Modify Line: Checking this
box allows the user to modify the placement of the line in two ways: (a)
by dragging the line, the user rotates the line around a the y-intercept,
thus changing the slope of the line without changing the y-intercept;
and (b) by dragging the point at the y-intercept, the user translates
the line without changing its slope. To disable this capability, click on the
checked box to clear the check.
Modify Points: Checking this
box allows the user to modify the placement of the points. Once the box is checked,
the user can change the position of any red point by clicking on that point
and dragging it to a different position.
Squares: This button allows
the user to choose the square of the vertical distance between each point and
the line, or "distance squared," as the mode of calculation for the equation
at the bottom of the figure.
Absolute Value: This button
allows the user to choose the "absolute value" of the vertical distance between
each point and the line as the mode of calculation for the equation at the bottom
of the figure.
Shortest Distance: This button
allows the user to choose the perpendicular distance, or "shortest distance,"

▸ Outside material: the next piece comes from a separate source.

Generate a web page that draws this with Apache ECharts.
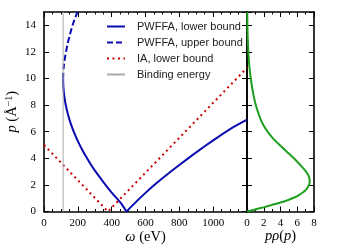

between each point and the line as the mode of calculation for the equation
at the bottom of the figure.
For the given data set and for each of the measures of error, find a line (a linear model) for which the error is as small as possible. Try various slopes and various y-intercepts before you settle on your line of "best fit." For each method, record the equation of the line.
- Change the data set so that all the points except one lie in a line. Again find a line of best fit for each of the methods.
- Change the data set so that the points follow a curve, and find the line of best fit for each of the methods. Is there only one line of best fit for each case?
- Change the data set so that the points appear to follow no particular pattern, and find the line of best fit. Is there only one line of best fit for each case?
Students should have experience graphing data generated by linear situations and writing equations for the lines that pass through such data points. Finding equations is relatively straightforward when the data all lie on a line. When the data are only approximately linear, however, no line will fit the data exactly and students must decide from among many possible linear models. This situation often arises when data come from real contexts and a model is desired from which predictions can be made. Before students engage with these interactive examples, they should be given a set of data that is somewhat, but not exactly, linear and asked to plot a line that they think fits the data well. They should be asked to defend their choice of linear model. Some might argue that their line is a good fit because it "passes through" many of the points. Others might argue that fitting well means that it is "closest to the most points" or that it is "in the middle of the points." Students could be asked to define statements such as "closest to the most points" numerically and to quantify their reasoning in other ways so that the effectiveness of two proposed models can be compared.
Given a set of bivariate data, graphing calculators or spreadsheets may be used to find the least-squares regression line for the data set. This investigation may be used to help students develop an understanding that there is more than one way to define the "line of best fit" and to help them develop meaning for the approach they are most likely to encounter: the method of "least squares." The least-squares regression line minimizes the sum of the squares of the residuals, a criterion not often suggested by students. The interactive figure above provides a visual model for the sum of the squares and prepares students to approximate a least-squares regression line in subsequent examples.
Take Time to Reflect
- What do you learn about how well the linear model shown represents the data as points move farther from the line vertically? As they move parallel to the line? As they move horizontally across the line?
- How do outliers, points that are significantly distant from the other data points, affect the selection and evaluation of a linear model? How does this effect vary among the methods for determining the line of best fit?
- For a fixed data set, determine the ratio of the minimum sum of squares to the sum of squares when the line is horizontal and passes through the average of the y-values. What could this ratio tell you about the set of data?
- What other criteria might be used to assess the goodness of fit of a linear model?
- The absolute value and shortest distance methods should give the same line of best fit. Why? How would you characterize the difference between the two methods?